When you receive information about events that occur over time do you look for patterns or relationships in the information? For example, when you see a tall couple walking down the street do you think their children will be tall? When you learn that a new children’s toy is becoming popular do you expect the toy’s price to increase? When you hear that someone is highly educated do you assume the person is also wealthy?
When we receive and process information, we frequently look for meaningful relationships in the information. It’s usually helpful to do so because we learn about the individual events and develop knowledge we can use to make predictions. At the same time, it is important to remember that even if two events are related it doesn’t mean that one necessarily causes the other.
Are These Two Variables Correlated?
Because of our desire to know whether two events are related, and if so, how closely, we have developed methods for measuring the direction and strength of the relationship between phenomena. One such method is the Pearson correlation coefficient, which measures the degree to which there is a linear relationship between two variables.

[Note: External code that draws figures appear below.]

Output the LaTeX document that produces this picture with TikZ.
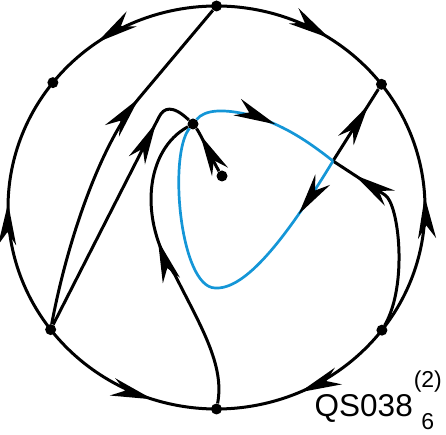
\documentclass[tikz,border=0pt]{standalone}
\usepackage{fontspec}
\setmainfont{Liberation Sans}
\usetikzlibrary{arrows.meta, decorations.markings}
\definecolor{loopblue}{RGB}{20,150,215}
\tikzstyle{dot} = [circle, fill=black, inner sep=0pt, minimum size=11pt]
\tikzstyle{orbit} = [line width=3pt, draw=black]
\tikzstyle{loopline} = [line width=2.7pt, draw=loopblue]
\tikzset{ring/.style={x radius=208.5, y radius=201.5},
  flow/.style={postaction={decorate, decoration={markings,
    mark=at position #1 with {\arrow{Stealth[length=42pt, width=18pt, inset=13pt, color=black]}}}}}}

\begin{document}
\begin{tikzpicture}[x=1pt, y=1pt]
\useasboundingbox (0,0) rectangle (446,435);

\coordinate (c) at (216.5,227.5);
% points on the circle
\path (c) +(90:208.5 and 201.5) node[dot] (top) {};
\path (c) +(141.7:208.5 and 201.5) node[dot] (ul) {};
\path (c) +(37.7:208.5 and 201.5) node[dot] (ur) {};
\path (c) +(217.3:208.5 and 201.5) node[dot] (ll) {};
\path (c) +(322.5:208.5 and 201.5) node[dot] (lr) {};
\path (c) +(270:208.5 and 201.5) node[dot] (bot) {};
% inner points
\node[dot] (p) at (193,311) {};
\node[dot] (f) at (222,259) {};
\coordinate (x) at (333,274);

% boundary arcs
\draw[orbit, flow=0.68] (top.center) arc[ring, start angle=90, end angle=141.7];
\draw[orbit, flow=0.63] (top.center) arc[ring, start angle=90, end angle=37.7];
\draw[orbit, flow=0.51] (ll.center) arc[ring, start angle=217.3, end angle=141.7];
\draw[orbit, flow=0.54] (lr.center) arc[ring, start angle=-37.5, end angle=37.7];
\draw[orbit, flow=0.66] (ll.center) arc[ring, start angle=217.3, end angle=270];
\draw[orbit, flow=0.55] (lr.center) arc[ring, start angle=322.5, end angle=270];

% separatrices
\draw[orbit, flow=0.68] (ll) .. controls (67.6,195.6) and (101,292) .. (140,338) -- (top);
\draw[orbit, flow=0.84] (ll) -- (159,318) .. controls (163.5,327) and (172,331) .. (p);
\draw[orbit, flow=0.85] (f) .. controls (214,272) and (200,302) .. (p);
\draw[orbit, flow=0.58] (bot) .. controls (225,70) and (200,110) .. (175,160)
  .. controls (138,215) and (145,285) .. (p);
\draw[orbit, flow=0.78] (x) -- (ur);
\draw[orbit, flow=0.87] (lr) .. controls (408,150) and (399,231) .. (385,240) -- (x);

% blue loop
\draw[loopline, flow=0.55] (p) .. controls (205,326) and (225,326) .. (250,320)
  .. controls (285,310) and (310,292) .. (x);
\draw[loopline, flow=0.18] (x) .. controls (285,195) and (245,145) .. (215,147)
  .. controls (180,148) and (168,280) .. (p);

\node[anchor=base west, inner sep=0pt, font=\fontsize{31.5}{32}\selectfont] (name) at (314.5,18.5)
  {QS038\kern1pt\rlap{\raisebox{28.5pt}{\fontsize{23}{23}\selectfont(2)}}\kern7.5pt\raisebox{-13pt}{\fontsize{23}{23}\selectfont6}};
\end{tikzpicture}
\end{document}
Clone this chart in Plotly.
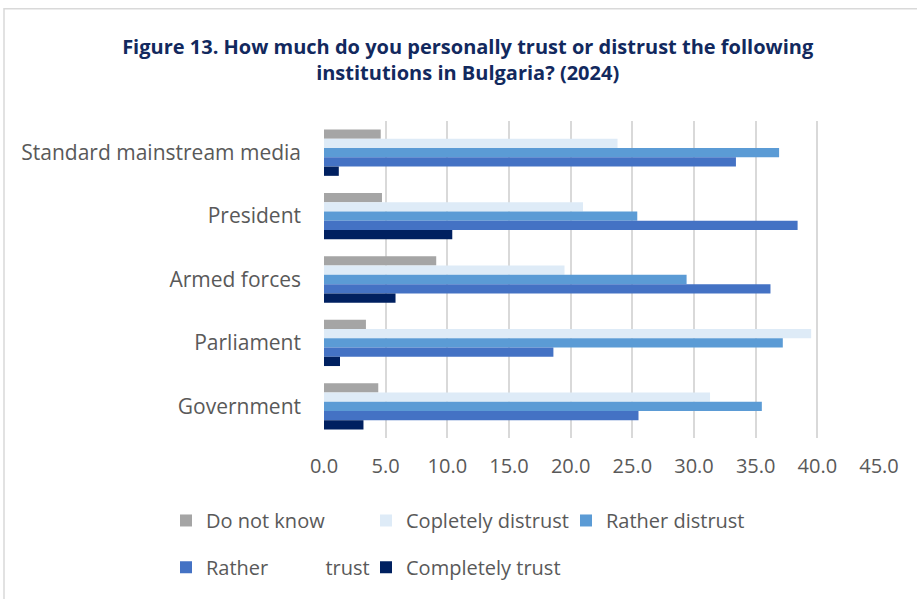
import plotly.graph_objects as go

categories = ["Standard mainstream media", "President", "Armed forces", "Parliament", "Government"]
series_names = ["Do not know", "Copletely distrust", "Rather distrust",
                "Rather" + "\u00a0" * 11 + "trust", "Completely trust"]
do_not_know = [4.6, 4.7, 9.1, 3.4, 4.4]
completely_distrust = [23.8, 21.0, 19.5, 39.5, 31.3]
rather_distrust = [36.9, 25.4, 29.4, 37.2, 35.5]
rather_trust = [33.4, 38.4, 36.2, 18.6, 25.5]
completely_trust = [1.2, 10.4, 5.8, 1.3, 3.2]
colors = ["#A5A5A5", "#DEEBF7", "#5B9BD5", "#4472C4", "#002060"]
legend_ids = ["legend", "legend", "legend", "legend2", "legend2"]
x_ticks = [0, 5, 10, 15, 20, 25, 30, 35, 40, 45]

values = [do_not_know, completely_distrust, rather_distrust, rather_trust, completely_trust]

FONT = "Open Sans"
FS = 20
fig = go.Figure()
for name, vals, col, lg in zip(series_names, values, colors, legend_ids):
    fig.add_trace(go.Bar(
        y=categories, x=vals, name=name, orientation="h",
        marker=dict(color=col, line=dict(width=0)),
        legend=lg,
    ))

# plot-area pixel geometry
L, R, T, B = 324, 879, 121, 440
W, H = 917, 599
def px(x):
    return (x - L) / (R - L)
def py(y):
    return (B - y) / (B - T)

leg_common = dict(
    orientation="h", x=px(166), xanchor="left", yanchor="middle",
    entrywidth=155, entrywidthmode="pixels", font=dict(size=FS, color="#595959"),
    bgcolor="rgba(0,0,0,0)", traceorder="normal",
)

fig.update_layout(
    width=W, height=H,
    margin=dict(l=L, r=W - R, t=T, b=H - B),
    paper_bgcolor="white", plot_bgcolor="white",
    barmode="group", bargap=0.27, bargroupgap=0,
    font=dict(family=FONT, color="#595959", size=FS),
    title=dict(
        text="Figure 13. How much do you personally trust or distrust the following<br>institutions in Bulgaria? (2024)",
        x=0.51, xanchor="center", y=1 - 54 / H, yanchor="middle",
        font=dict(family=FONT, size=20, color="#12295E", weight="bold"),
    ),
    xaxis=dict(
        range=[0, 45], tickvals=x_ticks, tickformat=".1f",
        showgrid=True, gridcolor="#D9D9D9", gridwidth=1.5,
        zeroline=False, showline=False, ticks="", ticklabelstandoff=14,
        tickfont=dict(size=FS, color="#595959"),
    ),
    yaxis=dict(
        categoryorder="array", categoryarray=categories,
        autorange="reversed", showgrid=False, zeroline=False,
        showline=False, ticks="", ticklabelstandoff=22,
        tickfont=dict(size=21, color="#595959"),
    ),
    legend=dict(leg_common, y=py(523)),
    legend2=dict(leg_common, y=py(570)),
    shapes=[dict(
        type="rect", xref="paper", yref="paper",
        x0=px(4), x1=px(940), y0=py(8), y1=py(640),
        line=dict(color="#D9D9D9", width=1.5), fillcolor="rgba(0,0,0,0)", layer="below",
    )],
)

fig.write_html("out.html")
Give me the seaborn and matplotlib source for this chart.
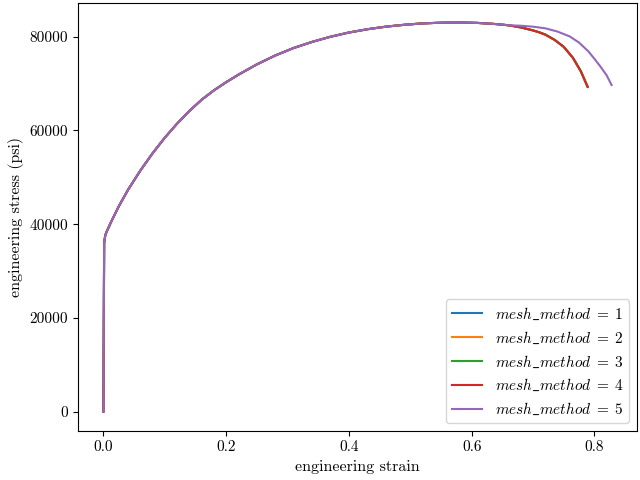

The Pearson correlation coefficient ranges from +1 to –1.
If the correlation coefficient is close to +1 there is a strong positive relationship, meaning that as one variable increases the other tends to increase as well. If the correlation coefficient is close to –1 there is a strong negative relationship, meaning that as one variable increases the other tends to decrease. Finally, a correlation coefficient close to zero signals the lack of a linear relationship between the two variables.
Perception of Government Quality and Willingness to Pay Taxes
Let’s say you’re interested in understanding the relationship between how highly your community rates its local government and your community’s willingness to pay additional taxes. You’ve collected survey data from the community for the past five years. In each of those years, the overall rating for the local government has been 91, 87, 83, 92, and 89, respectively (scores range from 0 to 100, where 0 is awful and 100 is wonderful).
At the same time, your community’s willingness to pay additional taxes has been 62, 10, 55, 63, and 91, respectively (scores range from 0 to 100, where 0 is unwilling to pay additional taxes under any circumstances and 100 is completely willing to pay additional taxes). Given these data, what can you say about the relationship between how highly your community rates its local government and your community’s willingness to pay additional taxes?
The Pearson correlation coefficient will provide you with the direction and strength of the linear relationship between these two variables. In this case, the correlation coefficient is 0.31*, so you can say there is a weak positive relationship between how highly your community rates its local government and your community’s willingness to pay additional taxes (remember, these data are made up). The weak positive relationship means that as your community’s rating of the local government increases, to a weak extent, your community’s willingness to pay additional taxes also increases.
Correlation Does Not Imply Causation
An important point to remember is that the correlation coefficient only provides information about the direction and strength of the linear relationship between two variables. It does not provide information about a non-linear relationship between two variables and it does not imply that one variable causes the other. Sometimes we assume, or jump to the conclusion, that because two variables are correlated one necessarily causes the other, but this is not always the case and is an improper assumption to make. Remember, correlation does not imply causation.
Guard Against Assumptions of Causality
Whether at home or at work, we are frequently taking in and processing information. We are often trying to identify meaningful patterns and relationships in the data so we can understand what we’re interpreting and improve our ability to make predictions with the data. The Pearson correlation coefficient is an important tool you can use to measure the relationship between two variables because it provides you with the direction and strength of the linear relationship between the variables. While the correlation coefficient is a useful measure of association, it is important to remember that correlation does not imply causation. Guard against the urge to assume, or be easily persuaded, that a causal relationship exists simply because two events are correlated. By doing so, you will reduce the likelihood of making an unfounded (and perhaps costly) assumption that one variable causes another and increase your chances of making informed, defensible decisions.
*Pearson correlation coefficient (r):
r = [n*(Sum xy) – (Sum x)(Sum y)] / square root([n*Sum x2 – (Sum x)2][n*Sum y2 – (Sum y)2])
n = number of pairs of scores
Sum xy = sum of the product of paired scores
Sum x = sum of x scores
Sum y = sum of y scores
Sum x2 = sum of squared x scores
Sum y2 = sum of squared y scores
In the example:
n = 5
Sum xy = 24,972
Sum x = 442
Sum y = 281
Sum x2 = 39,124
Sum y2 = 19,219
Therefore, the Pearson correlation coefficient, r, equals:
r = [5(24,972) – (442)(281)] / square root([5(39,124) – (442*442)][5(19,219) – (281*281)])
r = (124,860 – 124,202) / square root([195,620 – 195,364][96,095 – 78,961])
r = 658 / square root([17,134])
r = 658 / square root(4,386,304)
r = 658 / 2,094
r = 0.31
In this case, the correlation for the made up data is 0.31, which indicates a weak positive relationship between how highly a community rates its local government and the community’s willingness to pay additional taxes.